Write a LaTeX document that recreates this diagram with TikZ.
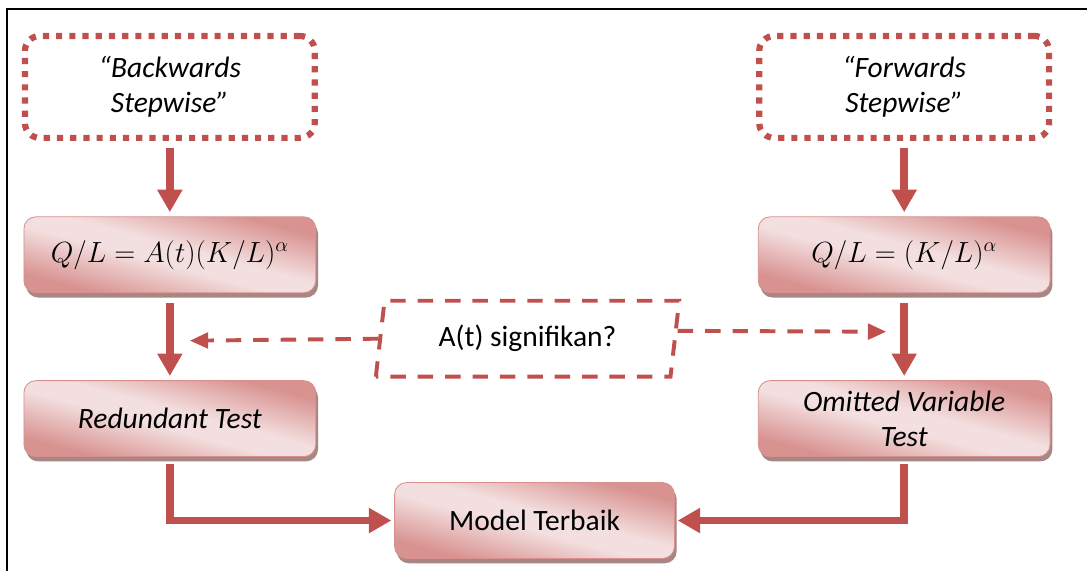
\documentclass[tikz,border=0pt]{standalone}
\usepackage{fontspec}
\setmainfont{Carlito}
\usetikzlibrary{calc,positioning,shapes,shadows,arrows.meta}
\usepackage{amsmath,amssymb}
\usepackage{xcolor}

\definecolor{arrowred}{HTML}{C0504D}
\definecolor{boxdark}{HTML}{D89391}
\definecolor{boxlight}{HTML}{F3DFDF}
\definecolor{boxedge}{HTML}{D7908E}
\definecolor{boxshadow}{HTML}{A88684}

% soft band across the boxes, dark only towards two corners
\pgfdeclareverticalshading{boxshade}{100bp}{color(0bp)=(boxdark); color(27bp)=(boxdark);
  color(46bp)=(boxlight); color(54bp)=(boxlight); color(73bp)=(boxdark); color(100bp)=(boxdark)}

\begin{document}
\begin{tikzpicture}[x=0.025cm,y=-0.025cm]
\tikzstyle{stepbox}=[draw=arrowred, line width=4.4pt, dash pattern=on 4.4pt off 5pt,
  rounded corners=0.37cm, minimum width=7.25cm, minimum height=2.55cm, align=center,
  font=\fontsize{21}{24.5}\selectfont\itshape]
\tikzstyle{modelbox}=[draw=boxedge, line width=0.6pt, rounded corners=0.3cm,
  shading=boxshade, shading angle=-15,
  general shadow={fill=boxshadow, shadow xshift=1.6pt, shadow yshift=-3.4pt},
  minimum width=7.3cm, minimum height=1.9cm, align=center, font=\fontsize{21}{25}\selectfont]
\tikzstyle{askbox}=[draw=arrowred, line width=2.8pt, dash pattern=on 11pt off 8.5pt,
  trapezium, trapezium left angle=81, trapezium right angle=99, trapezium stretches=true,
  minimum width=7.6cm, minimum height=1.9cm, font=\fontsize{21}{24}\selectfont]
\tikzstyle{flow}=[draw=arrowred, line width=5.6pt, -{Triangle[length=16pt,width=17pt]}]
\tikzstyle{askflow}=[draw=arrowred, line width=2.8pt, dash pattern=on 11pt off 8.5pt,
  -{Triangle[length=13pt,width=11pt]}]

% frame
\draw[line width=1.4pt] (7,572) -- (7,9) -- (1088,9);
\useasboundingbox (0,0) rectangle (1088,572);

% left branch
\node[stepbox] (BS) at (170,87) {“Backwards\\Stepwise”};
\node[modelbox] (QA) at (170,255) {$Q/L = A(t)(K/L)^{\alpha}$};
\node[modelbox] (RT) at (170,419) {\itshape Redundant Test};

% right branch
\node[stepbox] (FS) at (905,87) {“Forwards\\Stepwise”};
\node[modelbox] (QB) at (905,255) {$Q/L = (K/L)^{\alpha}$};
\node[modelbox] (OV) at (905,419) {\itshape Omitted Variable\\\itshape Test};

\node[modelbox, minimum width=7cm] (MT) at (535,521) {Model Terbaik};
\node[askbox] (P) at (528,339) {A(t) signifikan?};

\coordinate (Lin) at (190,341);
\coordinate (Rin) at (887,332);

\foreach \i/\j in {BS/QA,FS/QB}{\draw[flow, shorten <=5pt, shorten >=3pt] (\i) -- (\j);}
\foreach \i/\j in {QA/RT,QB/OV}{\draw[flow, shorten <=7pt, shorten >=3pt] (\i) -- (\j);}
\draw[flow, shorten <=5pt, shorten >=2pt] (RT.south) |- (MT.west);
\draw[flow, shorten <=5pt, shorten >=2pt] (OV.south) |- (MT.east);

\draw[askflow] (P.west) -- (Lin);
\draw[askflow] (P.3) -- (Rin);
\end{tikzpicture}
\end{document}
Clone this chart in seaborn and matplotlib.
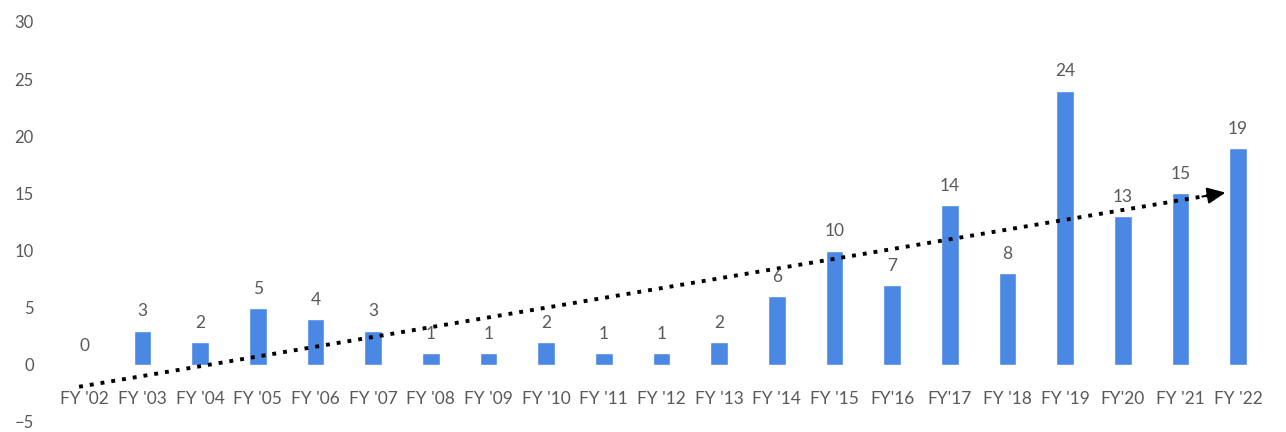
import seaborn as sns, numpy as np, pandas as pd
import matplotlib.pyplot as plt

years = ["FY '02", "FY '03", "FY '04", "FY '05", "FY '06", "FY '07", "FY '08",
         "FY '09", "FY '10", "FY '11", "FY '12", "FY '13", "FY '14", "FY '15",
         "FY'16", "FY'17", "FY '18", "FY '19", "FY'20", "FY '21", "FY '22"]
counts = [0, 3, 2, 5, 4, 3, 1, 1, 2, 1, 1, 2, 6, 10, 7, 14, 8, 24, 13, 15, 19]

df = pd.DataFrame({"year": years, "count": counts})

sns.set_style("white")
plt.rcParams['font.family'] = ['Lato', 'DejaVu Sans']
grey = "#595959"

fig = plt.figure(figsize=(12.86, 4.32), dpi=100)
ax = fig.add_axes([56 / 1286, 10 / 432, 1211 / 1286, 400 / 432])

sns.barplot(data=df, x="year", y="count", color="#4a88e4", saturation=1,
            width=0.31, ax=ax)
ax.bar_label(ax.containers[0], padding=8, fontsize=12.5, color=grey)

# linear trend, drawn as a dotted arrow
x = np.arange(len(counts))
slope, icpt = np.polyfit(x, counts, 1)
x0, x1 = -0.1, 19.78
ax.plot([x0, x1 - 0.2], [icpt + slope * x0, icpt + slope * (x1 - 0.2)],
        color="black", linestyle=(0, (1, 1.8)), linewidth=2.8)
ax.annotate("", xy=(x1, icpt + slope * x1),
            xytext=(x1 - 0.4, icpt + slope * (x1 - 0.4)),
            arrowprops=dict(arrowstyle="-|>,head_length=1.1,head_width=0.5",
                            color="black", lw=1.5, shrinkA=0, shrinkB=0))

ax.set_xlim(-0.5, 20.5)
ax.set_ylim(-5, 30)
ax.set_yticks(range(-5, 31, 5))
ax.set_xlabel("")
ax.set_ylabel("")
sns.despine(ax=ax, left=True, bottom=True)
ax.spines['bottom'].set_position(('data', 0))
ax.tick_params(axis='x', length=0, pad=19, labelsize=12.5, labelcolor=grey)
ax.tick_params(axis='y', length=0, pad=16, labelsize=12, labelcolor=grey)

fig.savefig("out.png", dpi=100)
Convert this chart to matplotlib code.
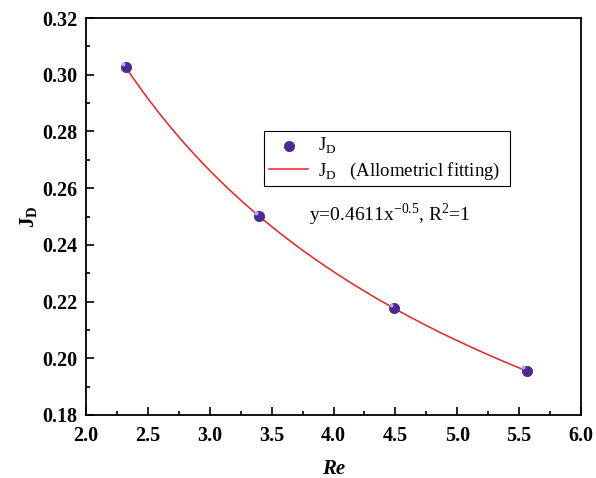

● Directions
Exclude the pictures, and transcribe all of the material exactly.

● Output of the exercise
Write a LaTeX document that recreates this diagram with TikZ.
\documentclass[tikz,border=0pt]{standalone}
\usepackage{fontspec}
\setmainfont{Carlito}
\usetikzlibrary{calc,positioning,shapes,shadows,arrows.meta}
\usepackage{amsmath,amssymb}
\usepackage{xcolor}

\definecolor{arrowred}{HTML}{C0504D}
\definecolor{boxdark}{HTML}{D89391}
\definecolor{boxlight}{HTML}{F3DFDF}
\definecolor{boxedge}{HTML}{D7908E}
\definecolor{boxshadow}{HTML}{A88684}

% soft band across the boxes, dark only towards two corners
\pgfdeclareverticalshading{boxshade}{100bp}{color(0bp)=(boxdark); color(27bp)=(boxdark);
  color(46bp)=(boxlight); color(54bp)=(boxlight); color(73bp)=(boxdark); color(100bp)=(boxdark)}

\begin{document}
\begin{tikzpicture}[x=0.025cm,y=-0.025cm]
\tikzstyle{stepbox}=[draw=arrowred, line width=4.4pt, dash pattern=on 4.4pt off 5pt,
  rounded corners=0.37cm, minimum width=7.25cm, minimum height=2.55cm, align=center,
  font=\fontsize{21}{24.5}\selectfont\itshape]
\tikzstyle{modelbox}=[draw=boxedge, line width=0.6pt, rounded corners=0.3cm,
  shading=boxshade, shading angle=-15,
  general shadow={fill=boxshadow, shadow xshift=1.6pt, shadow yshift=-3.4pt},
  minimum width=7.3cm, minimum height=1.9cm, align=center, font=\fontsize{21}{25}\selectfont]
\tikzstyle{askbox}=[draw=arrowred, line width=2.8pt, dash pattern=on 11pt off 8.5pt,
  trapezium, trapezium left angle=81, trapezium right angle=99, trapezium stretches=true,
  minimum width=7.6cm, minimum height=1.9cm, font=\fontsize{21}{24}\selectfont]
\tikzstyle{flow}=[draw=arrowred, line width=5.6pt, -{Triangle[length=16pt,width=17pt]}]
\tikzstyle{askflow}=[draw=arrowred, line width=2.8pt, dash pattern=on 11pt off 8.5pt,
  -{Triangle[length=13pt,width=11pt]}]

% frame
\draw[line width=1.4pt] (7,572) -- (7,9) -- (1088,9);
\useasboundingbox (0,0) rectangle (1088,572);

% left branch
\node[stepbox] (BS) at (170,87) {“Backwards\\Stepwise”};
\node[modelbox] (QA) at (170,255) {$Q/L = A(t)(K/L)^{\alpha}$};
\node[modelbox] (RT) at (170,419) {\itshape Redundant Test};

% right branch
\node[stepbox] (FS) at (905,87) {“Forwards\\Stepwise”};
\node[modelbox] (QB) at (905,255) {$Q/L = (K/L)^{\alpha}$};
\node[modelbox] (OV) at (905,419) {\itshape Omitted Variable\\\itshape Test};

\node[modelbox, minimum width=7cm] (MT) at (535,521) {Model Terbaik};
\node[askbox] (P) at (528,339) {A(t) signifikan?};

\coordinate (Lin) at (190,341);
\coordinate (Rin) at (887,332);

\foreach \i/\j in {BS/QA,FS/QB}{\draw[flow, shorten <=5pt, shorten >=3pt] (\i) -- (\j);}
\foreach \i/\j in {QA/RT,QB/OV}{\draw[flow, shorten <=7pt, shorten >=3pt] (\i) -- (\j);}
\draw[flow, shorten <=5pt, shorten >=2pt] (RT.south) |- (MT.west);
\draw[flow, shorten <=5pt, shorten >=2pt] (OV.south) |- (MT.east);

\draw[askflow] (P.west) -- (Lin);
\draw[askflow] (P.3) -- (Rin);
\end{tikzpicture}
\end{document}
Clone this chart in seaborn and matplotlib.
import seaborn as sns, numpy as np, pandas as pd
import matplotlib.pyplot as plt

years = ["FY '02", "FY '03", "FY '04", "FY '05", "FY '06", "FY '07", "FY '08",
         "FY '09", "FY '10", "FY '11", "FY '12", "FY '13", "FY '14", "FY '15",
         "FY'16", "FY'17", "FY '18", "FY '19", "FY'20", "FY '21", "FY '22"]
counts = [0, 3, 2, 5, 4, 3, 1, 1, 2, 1, 1, 2, 6, 10, 7, 14, 8, 24, 13, 15, 19]

df = pd.DataFrame({"year": years, "count": counts})

sns.set_style("white")
plt.rcParams['font.family'] = ['Lato', 'DejaVu Sans']
grey = "#595959"

fig = plt.figure(figsize=(12.86, 4.32), dpi=100)
ax = fig.add_axes([56 / 1286, 10 / 432, 1211 / 1286, 400 / 432])

sns.barplot(data=df, x="year", y="count", color="#4a88e4", saturation=1,
            width=0.31, ax=ax)
ax.bar_label(ax.containers[0], padding=8, fontsize=12.5, color=grey)

# linear trend, drawn as a dotted arrow
x = np.arange(len(counts))
slope, icpt = np.polyfit(x, counts, 1)
x0, x1 = -0.1, 19.78
ax.plot([x0, x1 - 0.2], [icpt + slope * x0, icpt + slope * (x1 - 0.2)],
        color="black", linestyle=(0, (1, 1.8)), linewidth=2.8)
ax.annotate("", xy=(x1, icpt + slope * x1),
            xytext=(x1 - 0.4, icpt + slope * (x1 - 0.4)),
            arrowprops=dict(arrowstyle="-|>,head_length=1.1,head_width=0.5",
                            color="black", lw=1.5, shrinkA=0, shrinkB=0))

ax.set_xlim(-0.5, 20.5)
ax.set_ylim(-5, 30)
ax.set_yticks(range(-5, 31, 5))
ax.set_xlabel("")
ax.set_ylabel("")
sns.despine(ax=ax, left=True, bottom=True)
ax.spines['bottom'].set_position(('data', 0))
ax.tick_params(axis='x', length=0, pad=19, labelsize=12.5, labelcolor=grey)
ax.tick_params(axis='y', length=0, pad=16, labelsize=12, labelcolor=grey)

fig.savefig("out.png", dpi=100)
Convert this chart to matplotlib code.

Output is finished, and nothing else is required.